### TASK DESCRIPTION
Every line of the records must be repeated exactly; pictures stay out.

"""

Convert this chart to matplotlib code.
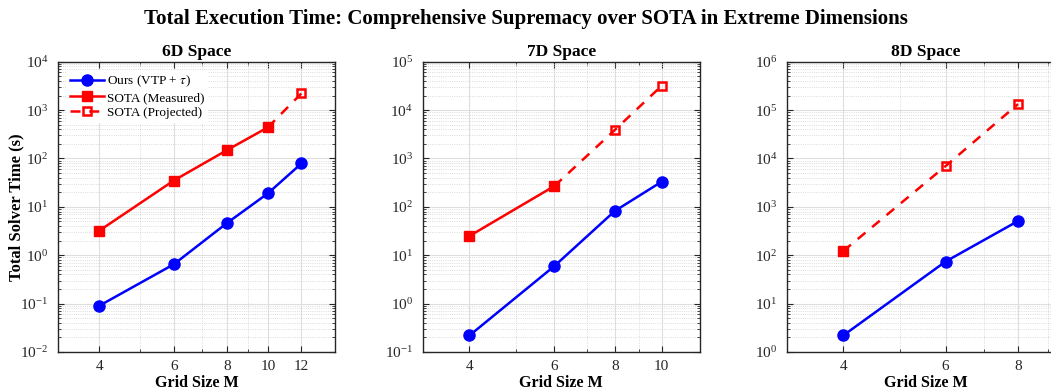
import numpy as np
import matplotlib.pyplot as plt
from matplotlib.ticker import FixedLocator, LogLocator, NullFormatter, LogFormatterSciNotation

plt.rcParams['font.family'] = ['Liberation Serif', 'DejaVu Serif']
plt.rcParams['mathtext.fontset'] = 'stix'

# 6D
M_6d = [4, 6, 8, 10, 12]
ours_6d = [0.09, 0.65, 4.6, 19, 79]
sota_meas_6d = [3.2, 35, 148, 440]
sota_proj_6d = [440, 2220]

# 7D
M_7d = [4, 6, 8, 10]
ours_7d = [0.22, 6.0, 82, 330]
sota_meas_7d = [25, 270]
sota_proj_7d = [270, 3870, 31600]

# 8D
M_8d = [4, 6, 8]
ours_8d = [2.2, 74, 510]
sota_meas_8d = [122]
sota_proj_8d = [122, 6950, 133000]

panels = [
    ('6D Space', M_6d, ours_6d, sota_meas_6d, sota_proj_6d, (1e-2, 1e4)),
    ('7D Space', M_7d, ours_7d, sota_meas_7d, sota_proj_7d, (1e-1, 1e5)),
    ('8D Space', M_8d, ours_8d, sota_meas_8d, sota_proj_8d, (1e0, 1e6)),
]

fig = plt.figure(figsize=(10.51, 3.91), dpi=100)
fig.suptitle('Total Execution Time: Comprehensive Supremacy over SOTA in Extreme Dimensions',
             fontsize=15, fontweight='bold', y=0.978)

lefts = [0.0552, 0.4022, 0.7488]
axc = '#262626'

for i, (title, M, ours, meas, proj, ylim) in enumerate(panels):
    ax = fig.add_axes([lefts[i], 0.0997, 0.2636, 0.7425])
    n_meas = len(meas)
    ax.plot(M, ours, '-o', color='blue', lw=1.8, ms=8, label=r'Ours (VTP + $\tau$)', zorder=4)
    ax.plot(M[:n_meas], meas, '-s', color='red', lw=1.8, ms=6.5, label='SOTA (Measured)', zorder=4)
    ax.plot(M[n_meas - 1:], proj, '--s', color='red', lw=1.8, ms=6, mfc='none', mew=1.8,
            dashes=(4, 3.5), label='SOTA (Projected)', zorder=3)

    ax.set_xscale('log')
    ax.set_yscale('log')
    ax.set_xlim(M[0] * 0.8, M[-1] * 1.2)
    ax.set_ylim(*ylim)
    ax.xaxis.set_major_locator(FixedLocator(M))
    ax.xaxis.set_major_formatter(plt.FixedFormatter([str(m) for m in M]))
    ax.xaxis.set_minor_locator(LogLocator(subs=np.arange(2, 10)))
    ax.xaxis.set_minor_formatter(NullFormatter())
    ax.yaxis.set_major_locator(LogLocator(numticks=20))
    ax.yaxis.set_major_formatter(LogFormatterSciNotation())
    ax.yaxis.set_minor_locator(LogLocator(subs=np.arange(2, 10), numticks=20))
    ax.yaxis.set_minor_formatter(NullFormatter())

    ax.grid(True, which='major', color='#dedede', lw=0.8, ls='-')
    ax.grid(True, which='minor', color='#d0d0d0', lw=0.6, ls=':')
    ax.set_axisbelow(True)

    ax.tick_params(which='both', direction='in', top=True, right=True, colors=axc, labelsize=11)
    ax.tick_params(which='major', length=4)
    ax.tick_params(which='minor', length=2)
    ax.tick_params(axis='x', which='major', pad=6)
    ax.tick_params(axis='y', which='major', pad=7)
    for s in ax.spines.values():
        s.set_color(axc)
        s.set_linewidth(1.0)

    ax.set_title(title, fontsize=12.5, fontweight='bold', pad=4)
    ax.set_xlabel('Grid Size M', fontsize=11.5, fontweight='bold')
    ax.xaxis.set_label_coords(0.5, -0.08)
    if i == 0:
        ax.set_ylabel('Total Solver Time (s)', fontsize=12, fontweight='bold')
        ax.yaxis.set_label_coords(-0.12, 0.5)
        leg = ax.legend(loc='upper left', fontsize=9.5, frameon=True, fancybox=False,
                        edgecolor='none', framealpha=1.0, handlelength=2.6,
                        borderaxespad=0.6, labelspacing=0.2, handletextpad=0.2,
                        borderpad=0.3)

fig.savefig('out.png', dpi=100)
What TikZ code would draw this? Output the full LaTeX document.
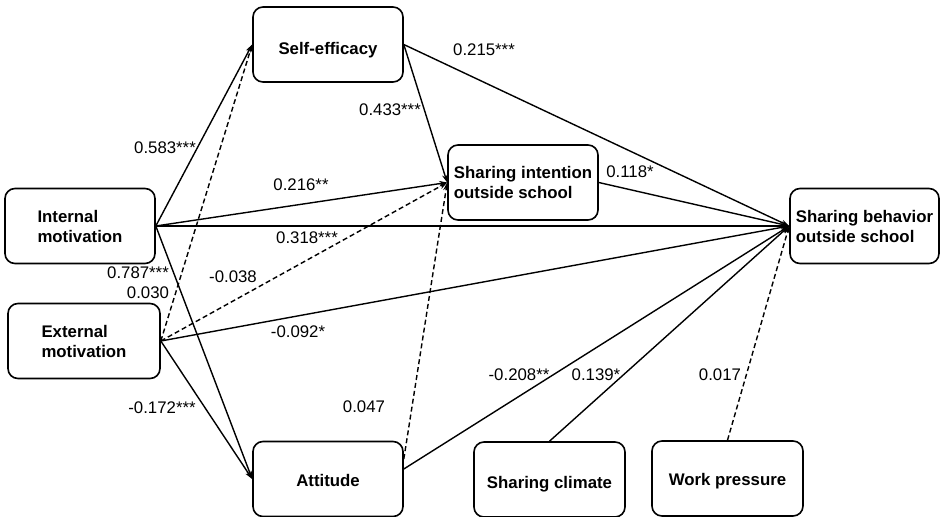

"""

### REPLY TO THE EXERCISE
Convert this chart to matplotlib code.
import numpy as np
import matplotlib.pyplot as plt
from matplotlib.ticker import FixedLocator, LogLocator, NullFormatter, LogFormatterSciNotation

plt.rcParams['font.family'] = ['Liberation Serif', 'DejaVu Serif']
plt.rcParams['mathtext.fontset'] = 'stix'

# 6D
M_6d = [4, 6, 8, 10, 12]
ours_6d = [0.09, 0.65, 4.6, 19, 79]
sota_meas_6d = [3.2, 35, 148, 440]
sota_proj_6d = [440, 2220]

# 7D
M_7d = [4, 6, 8, 10]
ours_7d = [0.22, 6.0, 82, 330]
sota_meas_7d = [25, 270]
sota_proj_7d = [270, 3870, 31600]

# 8D
M_8d = [4, 6, 8]
ours_8d = [2.2, 74, 510]
sota_meas_8d = [122]
sota_proj_8d = [122, 6950, 133000]

panels = [
    ('6D Space', M_6d, ours_6d, sota_meas_6d, sota_proj_6d, (1e-2, 1e4)),
    ('7D Space', M_7d, ours_7d, sota_meas_7d, sota_proj_7d, (1e-1, 1e5)),
    ('8D Space', M_8d, ours_8d, sota_meas_8d, sota_proj_8d, (1e0, 1e6)),
]

fig = plt.figure(figsize=(10.51, 3.91), dpi=100)
fig.suptitle('Total Execution Time: Comprehensive Supremacy over SOTA in Extreme Dimensions',
             fontsize=15, fontweight='bold', y=0.978)

lefts = [0.0552, 0.4022, 0.7488]
axc = '#262626'

for i, (title, M, ours, meas, proj, ylim) in enumerate(panels):
    ax = fig.add_axes([lefts[i], 0.0997, 0.2636, 0.7425])
    n_meas = len(meas)
    ax.plot(M, ours, '-o', color='blue', lw=1.8, ms=8, label=r'Ours (VTP + $\tau$)', zorder=4)
    ax.plot(M[:n_meas], meas, '-s', color='red', lw=1.8, ms=6.5, label='SOTA (Measured)', zorder=4)
    ax.plot(M[n_meas - 1:], proj, '--s', color='red', lw=1.8, ms=6, mfc='none', mew=1.8,
            dashes=(4, 3.5), label='SOTA (Projected)', zorder=3)

    ax.set_xscale('log')
    ax.set_yscale('log')
    ax.set_xlim(M[0] * 0.8, M[-1] * 1.2)
    ax.set_ylim(*ylim)
    ax.xaxis.set_major_locator(FixedLocator(M))
    ax.xaxis.set_major_formatter(plt.FixedFormatter([str(m) for m in M]))
    ax.xaxis.set_minor_locator(LogLocator(subs=np.arange(2, 10)))
    ax.xaxis.set_minor_formatter(NullFormatter())
    ax.yaxis.set_major_locator(LogLocator(numticks=20))
    ax.yaxis.set_major_formatter(LogFormatterSciNotation())
    ax.yaxis.set_minor_locator(LogLocator(subs=np.arange(2, 10), numticks=20))
    ax.yaxis.set_minor_formatter(NullFormatter())

    ax.grid(True, which='major', color='#dedede', lw=0.8, ls='-')
    ax.grid(True, which='minor', color='#d0d0d0', lw=0.6, ls=':')
    ax.set_axisbelow(True)

    ax.tick_params(which='both', direction='in', top=True, right=True, colors=axc, labelsize=11)
    ax.tick_params(which='major', length=4)
    ax.tick_params(which='minor', length=2)
    ax.tick_params(axis='x', which='major', pad=6)
    ax.tick_params(axis='y', which='major', pad=7)
    for s in ax.spines.values():
        s.set_color(axc)
        s.set_linewidth(1.0)

    ax.set_title(title, fontsize=12.5, fontweight='bold', pad=4)
    ax.set_xlabel('Grid Size M', fontsize=11.5, fontweight='bold')
    ax.xaxis.set_label_coords(0.5, -0.08)
    if i == 0:
        ax.set_ylabel('Total Solver Time (s)', fontsize=12, fontweight='bold')
        ax.yaxis.set_label_coords(-0.12, 0.5)
        leg = ax.legend(loc='upper left', fontsize=9.5, frameon=True, fancybox=False,
                        edgecolor='none', framealpha=1.0, handlelength=2.6,
                        borderaxespad=0.6, labelspacing=0.2, handletextpad=0.2,
                        borderpad=0.3)

fig.savefig('out.png', dpi=100)
What TikZ code would draw this? Output the full LaTeX document.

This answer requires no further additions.